View Full Version : raw assortment
05-20-2005, 07:54 PM
Hey, I'm another reasonably newie to raw. Are there any other aussies out there? This is a challenge to stay the whole 100% with kids who want some other stuff too. But I know how much better you feel all raw. Has anyone noticed the difference sprouts make ? I have just started with sprouts and they are good! What percentage of nuts in a raw diet should there be? Is it any different for kids?
05-21-2005, 07:48 AM
I'm pretty new to this myself, but I've learned a lot from this message center.
Also, there are some really terrific links I picked up from here and there that helped me answer a lot of questions and gave me even more information before I knew what questions to ask!
First stop was
where I found out the ideal balance of fats, carbs and protein for my specifics. Also, a great way to find out information about which foods provide what vitamins and minerals you may be lacking.

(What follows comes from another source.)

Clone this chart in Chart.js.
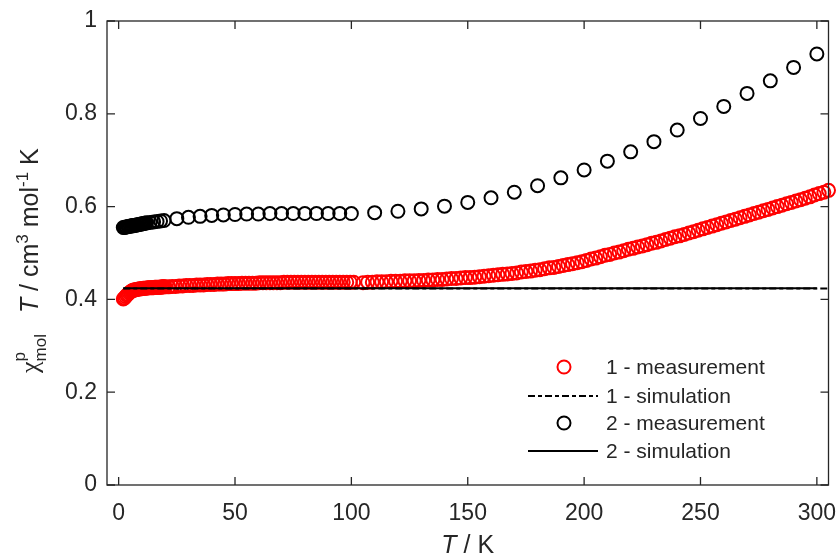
<!DOCTYPE html>
<html>
<head>
<meta charset="utf-8">
<script src="https://cdn.jsdelivr.net/npm/chart.js@4.4.1/dist/chart.umd.min.js"></script>
<style>
  html, body { margin: 0; padding: 0; background: #fff; }
</style>
</head>
<body>
<canvas id="chiT" width="837" height="557"></canvas>
<script>
// ── data: T in K, chi*T in cm3 mol-1 K ──
const t1Meas = [
  2, 2.5, 3, 3.5, 4, 4.5, 5, 5.5, 6, 6.5, 7, 7.5, 8, 8.5, 9, 9.5, 10, 10.5, 11, 11.5,
  12, 12.5, 13, 13.5, 14, 14.5, 15, 15.5, 16, 16.5, 17, 17.5, 18, 18.5, 19, 19.5, 20,
  21.5, 23, 24.5, 26, 27.5, 29, 30.5, 32, 33.5, 35, 36.5, 38, 39.5, 41, 42.5, 44, 45.5, 47, 48.5, 50,
  51.5, 53, 54.5, 56, 57.5, 59, 60.5, 62, 63.5, 65, 66.5, 68, 69.5, 71, 72.5, 74, 75.5, 77, 78.5, 80,
  81.5, 83, 84.5, 86, 87.5, 89, 90.5, 92, 93.5, 95, 96.5, 98, 99.5, 101,
  105, 107, 109, 111, 113, 115, 117, 119, 121, 123, 125, 127, 129, 131, 133, 135, 137, 139, 141, 143,
  145, 147, 149, 151, 153, 155, 157, 159, 161, 163, 165, 167, 169, 171, 173, 175, 177, 179, 181, 183,
  185, 187, 189, 191, 193, 195, 197, 199, 201, 203, 205, 207, 209, 211, 213, 215, 217, 219, 221, 223,
  225, 227, 229, 231, 233, 235, 237, 239, 241, 243, 245, 247, 249, 251, 253, 255, 257, 259, 261, 263,
  265, 267, 269, 271, 273, 275, 277, 279, 281, 283, 285, 287, 289, 291, 293, 295, 297, 299, 301, 303, 305
];
const chiT1Meas = [
  0.401, 0.403, 0.406, 0.409, 0.411, 0.414, 0.416, 0.418, 0.419, 0.420, 0.421, 0.421, 0.422, 0.422, 0.423, 0.423, 0.423, 0.424, 0.424, 0.424,
  0.424, 0.425, 0.425, 0.425, 0.425, 0.425, 0.425, 0.426, 0.426, 0.426, 0.426, 0.426, 0.426, 0.427, 0.427, 0.427, 0.427,
  0.427, 0.428, 0.428, 0.429, 0.429, 0.430, 0.430, 0.430, 0.431, 0.431, 0.431, 0.432, 0.432, 0.432, 0.433, 0.433, 0.433, 0.434, 0.434, 0.434,
  0.434, 0.435, 0.435, 0.435, 0.435, 0.435, 0.436, 0.436, 0.436, 0.436, 0.436, 0.436, 0.436, 0.437, 0.437, 0.437, 0.437, 0.437, 0.437, 0.437,
  0.437, 0.437, 0.437, 0.437, 0.437, 0.437, 0.437, 0.437, 0.437, 0.437, 0.437, 0.437, 0.437, 0.437,
  0.436, 0.437, 0.437, 0.438, 0.438, 0.438, 0.439, 0.439, 0.439, 0.440, 0.440, 0.440, 0.441, 0.441, 0.442, 0.442, 0.443, 0.443, 0.444, 0.445,
  0.445, 0.446, 0.447, 0.447, 0.448, 0.449, 0.450, 0.451, 0.452, 0.453, 0.454, 0.455, 0.456, 0.457, 0.459, 0.460, 0.461, 0.463, 0.464, 0.466,
  0.468, 0.469, 0.471, 0.473, 0.475, 0.477, 0.479, 0.481, 0.484, 0.487, 0.489, 0.492, 0.495, 0.497, 0.500, 0.502, 0.505, 0.508, 0.510, 0.513,
  0.515, 0.518, 0.521, 0.523, 0.526, 0.529, 0.532, 0.535, 0.537, 0.540, 0.543, 0.546, 0.549, 0.552, 0.555, 0.558, 0.561, 0.564, 0.567, 0.570,
  0.573, 0.576, 0.579, 0.582, 0.585, 0.588, 0.591, 0.594, 0.597, 0.600, 0.603, 0.606, 0.609, 0.612, 0.615, 0.618, 0.621, 0.625, 0.628, 0.631, 0.635
];
const t2Meas = [
  2, 2.5, 3, 3.5, 4, 4.5, 5, 5.5, 6, 6.5, 7, 7.5, 8, 8.5, 9, 9.5, 10, 10.5, 11, 11.5, 12,
  13.5, 15, 16.5, 18, 19.5,
  25, 30, 35, 40, 45, 50, 55, 60, 65, 70, 75, 80, 85, 90, 95, 100,
  110, 120, 130, 140, 150, 160, 170, 180, 190, 200, 210, 220, 230, 240, 250, 260, 270, 280, 290, 300
];
const chiT2Meas = [
  0.555, 0.555, 0.556, 0.556, 0.557, 0.557, 0.558, 0.558, 0.559, 0.559, 0.560, 0.560, 0.561, 0.561, 0.562, 0.562, 0.563, 0.563, 0.564, 0.564, 0.565,
  0.566, 0.567, 0.568, 0.569, 0.570,
  0.574, 0.577, 0.579, 0.581, 0.582, 0.583, 0.584, 0.584, 0.585, 0.585, 0.585, 0.585, 0.585, 0.585, 0.585, 0.585,
  0.587, 0.590, 0.595, 0.601, 0.609, 0.619, 0.631, 0.645, 0.662, 0.679, 0.698, 0.718, 0.740, 0.765, 0.790, 0.816, 0.844, 0.871, 0.900, 0.929
];
const t1Sim = [2, 305];
const chiT1Sim = [0.4235, 0.4235];
const t2Sim = [2, 300];
const chiT2Sim = [0.424, 0.424];

const xTicks = [0, 50, 100, 150, 200, 250, 300];
const yTicks = [0, 0.2, 0.4, 0.6, 0.8, 1];
const yTickLabels = ['0', '0.2', '0.4', '0.6', '0.8', '1'];
const seriesLabels = ['1 - measurement', '1 - simulation', '2 - measurement', '2 - simulation'];

const FONT = "'Liberation Sans', Arial, Helvetica, sans-serif";
const INK = '#262626';

const pts = (xs, ys) => xs.map((x, i) => ({ x: x, y: ys[i] }));

// box + inward ticks on all four sides (matlab look)
const frame = {
  id: 'frame',
  afterDatasetsDraw(chart) {
    const { ctx, chartArea: a, scales: { x, y } } = chart;
    ctx.save();
    ctx.strokeStyle = INK;
    ctx.lineWidth = 1.3;
    ctx.strokeRect(a.left, a.top, a.right - a.left, a.bottom - a.top);
    ctx.beginPath();
    xTicks.forEach(v => {
      const px = x.getPixelForValue(v);
      ctx.moveTo(px, a.bottom); ctx.lineTo(px, a.bottom - 8);
      ctx.moveTo(px, a.top); ctx.lineTo(px, a.top + 8);
    });
    yTicks.forEach(v => {
      const py = y.getPixelForValue(v);
      ctx.moveTo(a.left, py); ctx.lineTo(a.left + 8, py);
      ctx.moveTo(a.right, py); ctx.lineTo(a.right - 8, py);
    });
    ctx.stroke();
    ctx.restore();
  }
};

// axis titles with sub/superscripts
const titles = {
  id: 'titles',
  afterDraw(chart) {
    const { ctx, chartArea: a } = chart;
    ctx.save();
    ctx.fillStyle = INK;
    ctx.textBaseline = 'alphabetic';

    // x title: T / K
    const fIt = 'italic 25px ' + FONT, fRg = '25px ' + FONT;
    ctx.font = fIt; const wT = ctx.measureText('T').width;
    ctx.font = fRg; const wR = ctx.measureText(' / K').width;
    let x0 = (a.left + a.right) / 2 - (wT + wR) / 2;
    ctx.font = fIt; ctx.fillText('T', x0, 553);
    ctx.font = fRg; ctx.fillText(' / K', x0 + wT, 553);

    // y title, rotated
    ctx.translate(38, 373);
    ctx.rotate(-Math.PI / 2);
    const parts = [
      { t: '\u03C7', f: '26px "Liberation Serif", "DejaVu Serif", serif', dy: 0 },
      { t: 'p', f: '17px ' + FONT, dy: -13, stay: true },
      { t: 'mol', f: '17px ' + FONT, dy: 8 },
      { gap: 14 },
      { t: ' T', f: fIt, dy: 0 },
      { t: ' / cm', f: fRg, dy: 0 },
      { t: '3', f: '17px ' + FONT, dy: -10 },
      { t: ' mol', f: fRg, dy: 0 },
      { t: '-1', f: '17px ' + FONT, dy: -10 },
      { t: ' K', f: fRg, dy: 0 }
    ];
    let cx = 0;
    parts.forEach(p => {
      if (p.gap) { cx += p.gap; return; }
      ctx.font = p.f;
      ctx.fillText(p.t, cx, p.dy);
      if (!p.stay) cx += ctx.measureText(p.t).width;
    });
    ctx.restore();
  }
};

// legend, no box, lower right inside the axes
const legendBox = {
  id: 'legendBox',
  afterDraw(chart) {
    const { ctx } = chart;
    const rows = [367, 396, 423, 451];
    ctx.save();
    ctx.font = '21px ' + FONT;
    ctx.textBaseline = 'middle';
    chart.data.datasets.forEach((ds, i) => {
      const yy = rows[i];
      ctx.strokeStyle = ds.borderColor;
      ctx.lineWidth = ds.borderWidth;
      if (ds.showLine) {
        ctx.setLineDash(ds.borderDash || []);
        ctx.beginPath(); ctx.moveTo(528, yy); ctx.lineTo(598, yy); ctx.stroke();
        ctx.setLineDash([]);
      } else {
        ctx.beginPath(); ctx.arc(564, yy, ds.pointRadius, 0, Math.PI * 2); ctx.stroke();
      }
      ctx.fillStyle = INK;
      ctx.fillText(ds.label, 606, yy + 1);
    });
    ctx.restore();
  }
};

new Chart(document.getElementById('chiT'), {
  type: 'scatter',
  data: {
    datasets: [
      { label: seriesLabels[0], data: pts(t1Meas, chiT1Meas), showLine: false,
        pointStyle: 'circle', pointRadius: 6.5, borderColor: '#ff0000', backgroundColor: 'rgba(0,0,0,0)',
        borderWidth: 2, order: 4, clip: false },
      { label: seriesLabels[1], data: pts(t1Sim, chiT1Sim), showLine: true, pointRadius: 0,
        borderColor: '#000000', borderWidth: 1.8, borderDash: [7, 3, 4, 3], order: 3 },
      { label: seriesLabels[2], data: pts(t2Meas, chiT2Meas), showLine: false,
        pointStyle: 'circle', pointRadius: 6.5, borderColor: '#000000', backgroundColor: 'rgba(0,0,0,0)',
        borderWidth: 2, order: 2, clip: false },
      { label: seriesLabels[3], data: pts(t2Sim, chiT2Sim), showLine: true, pointRadius: 0,
        borderColor: '#000000', borderWidth: 1.8, order: 1 }
    ]
  },
  options: {
    responsive: false,
    animation: false,
    events: [],
    layout: { padding: { top: 21, right: 8, left: 0, bottom: 0 } },
    plugins: { legend: { display: false }, tooltip: { enabled: false } },
    scales: {
      x: {
        type: 'linear', min: -5, max: 305,
        grid: { display: false, drawTicks: false },
        border: { display: false },
        afterBuildTicks: s => { s.ticks = xTicks.map(v => ({ value: v })); },
        afterFit: s => { s.height = 72; s.paddingLeft = 0; s.paddingRight = 0; },
        ticks: { padding: 15, color: INK, font: { family: FONT, size: 23 }, maxRotation: 0,
                 callback: v => String(v) }
      },
      y: {
        type: 'linear', min: 0, max: 1,
        grid: { display: false, drawTicks: false },
        border: { display: false },
        afterBuildTicks: s => { s.ticks = yTicks.map(v => ({ value: v })); },
        afterFit: s => { s.width = 107; s.paddingTop = 0; s.paddingBottom = 0; },
        ticks: { padding: 10, color: INK, font: { family: FONT, size: 23 },
                 callback: v => yTickLabels[yTicks.indexOf(v)] }
      }
    }
  },
  plugins: [frame, titles, legendBox]
});
</script>
</body>
</html>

How do you know what you need? Easy! Go to
There I put in the foods I've eaten for a day, and I go to the reports and see what I've gotten as far as calcium, B vits, trace minerals like selenium and zinc, you'll see when you go to the site.
I'm not really zealous about this, but it sure helped me to visualize what's happening since I've gone raw. Plus you can enter in "custom foods" that they don't have on the list. Sometimes I go to nutrition data and get the info I need, and enter it into my custom food on fitday.
With kids, I'd probably be more attentive than I am for myself. I just needed guidelines so I know what to eat more of (leafy greens) and less of (nuts, dried fruits) to stay balanced.
Well, hope this helps, and good luck. I'm having fun! Hope you will too.
05-21-2005, 08:08 AM
I started on raw about 5 years ago. One thing I have found is that unlike the SAD, one does not need to count calories, carbs, fats, minerals, etc. The main thing is to eat a varied diet and often ~ such as 5-8 small meals per day. Focus a lot on greens as in large salads, smoothies and yes, sprouts are good. They can be eaten alone, with a bit of dressing or incorporated into so many things.
For children, if you go to the home page (oranges up top) you will find a whole section relating to children and things you can have on hand for them.
A few things I've found which keep me fortified are raw crackers on which I can put almond butter and raisins (or agave syrup); guacamole and/or sliced tomatoes, cukes and a basil leaf. Raw cookies are easy to make as is fudge.
The thing is ~ enjoy and play with your foods!
05-21-2005, 03:33 PM
Welcome, Gillian. There is at least one other active member in Australia and one in NZ.
I've been on this path for a few years and have been totally raw for 4 months now. If you don't already have Alissa's book, I strongly encourage you to acquire it. In it, she addresses your questions completely and with authority, coming from her experience training so many people in eating completely raw. As she explains so wonderfully, a delightful aspect to eating this way is that you don't have to be overly concerned with "nutritional" value since everything you eat will be alive and bursting with true nutrition.
I attended a lecture last week given by a raw N.D. He suggested that you eat no more than a small handful of nuts (total) a day. He specified that it be your hand that does the measuring since it's naturally sized to your body <grin> and that he didn't mean a heaping handful -- enough to fit in your palm. He did state that this is when starting out; that the body does best if that is reduced to few or none eventually. Doug Graham advocates a low fat raw diet, so, for him, that would be too many nuts.
When you first start out, you may find that eating nuts daily gives you a feeling of fullness similar to when you ate cooked foods. Raw "gourmet" recipes will do that, also. Many people find this helpful as they miss the feeling and the types of meals to which they were accustomed. After a while -- usually a few months -- most people begin eating more simply and according to what their bodies truly need since they're then much more in touch with their bodies' true need as opposed to "hunger" that we feel from the deficit that cooked foods has left our bodies in. By then, we've also hopefuly recovered from the emotional "hunger" that we often use food to try to fill. Again, Alissa does a great job of explaining this and includes examples of simple eating from her own life.
I'm so glad you've found this forum, Gillian. It can be a supportive, warm, enlightening place. There are also lots of information and recipes to be found if you search past threads. And ... browsing through members' journals as they've taken the 30 Day Challenge ... and beyond ... can be a great experience. It sure made me feel less alone when I first started ... and gave me a good idea how others were doing.
Oops! I've gotten rather long-winded and forgot to respond to your other questions. Sprouts are great. In my opinion, they should be a major part of the "greens" we ingest as they are indisputably the most "alive" food available. I have an automatic sprouter that I'm building from instructions from another Australian. I plan to use them for my green smoothies each day in addition to a green soup and add them to my salads. Soon ....
I'm really not sure about kids. I have some opinions, but they haven't been tried out on any since mine are grown. There are several well-known raw food authors who have or are now raising raw children. Perhaps they can guide you.